No tenemos derecho de deteriorar el medio ambiente de forma gratuita a la par que nos desposeemos de cualquier responsabilidad individual
Ahora bien, nadie quiere decir aquí que el cumplimiento con el prójimo sea la única vía hacia el civismo. La desobediencia civil, de hecho, es uno de los comportamientos más cívicos que existen, siempre y cuando esté articulada políticamente y tenga un objetivo claro. No entiendo a la persona que no recicla, pero entendería perfectamente al grupo de personas que deciden depositar su basura todos los días, de forma permanente, en Delegación de Gobierno como protesta a las medidas insuficientes que se toman desde el Ministerio de Transición Ecológica en relación, por ejemplo, al exceso de envasado de los alimentos o a la mala gestión por parte de los consorcios. Aunque ensucien la vía pública.
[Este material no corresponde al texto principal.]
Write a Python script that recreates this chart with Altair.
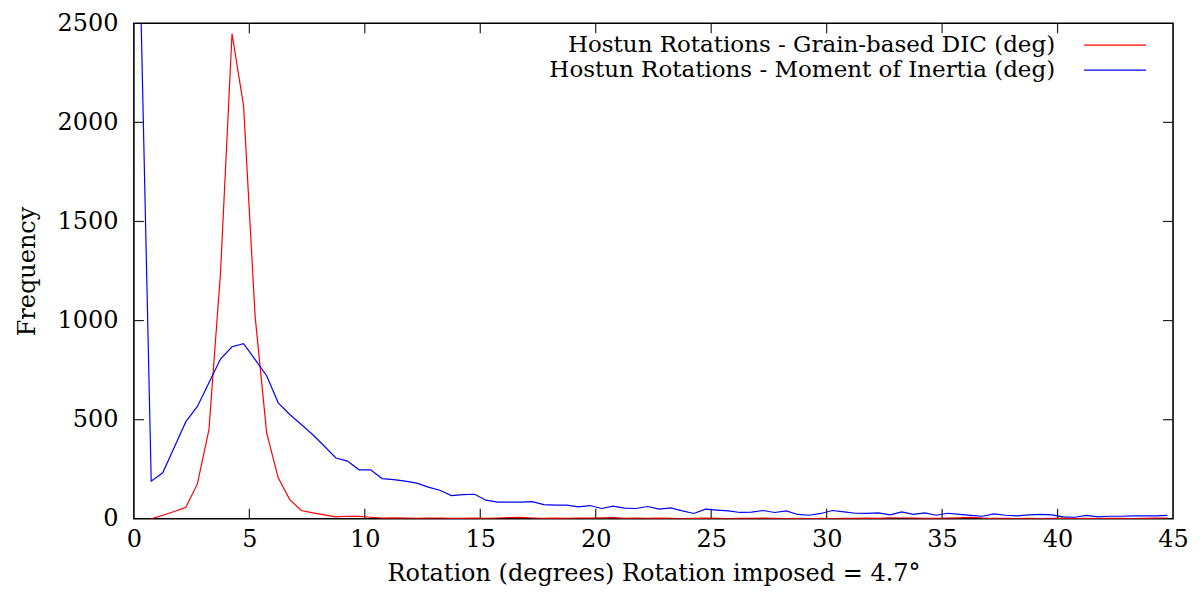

En resumen, creo que tenemos todo el derecho del mundo en exigir a la Administración, de tacharla de insuficiente o servicial, de dejar de votar a unos u a otros, de denunciar verbal o formalmente. De desobedecer, de infringir las normas si estas no preservan la vida. Pero no tenemos derecho de deteriorar el medio ambiente de forma gratuita a la par que nos desposeemos de cualquier responsabilidad individual. Probablemente nuestras acciones tendrán un impacto limitado —o muy limitado—, pero ser cívicos en nuestro día a día es un ejercicio de solidaridad irrenunciable. A la obscenidad hay que ponerle barreras, porque modificando aquella frase magnánima de “solo el pueblo salva el pueblo”, al menos, “solo el pueblo respeta al pueblo”.
En cuanto a la rabia, metámosla en una cajita porque en algún momento la necesitaremos.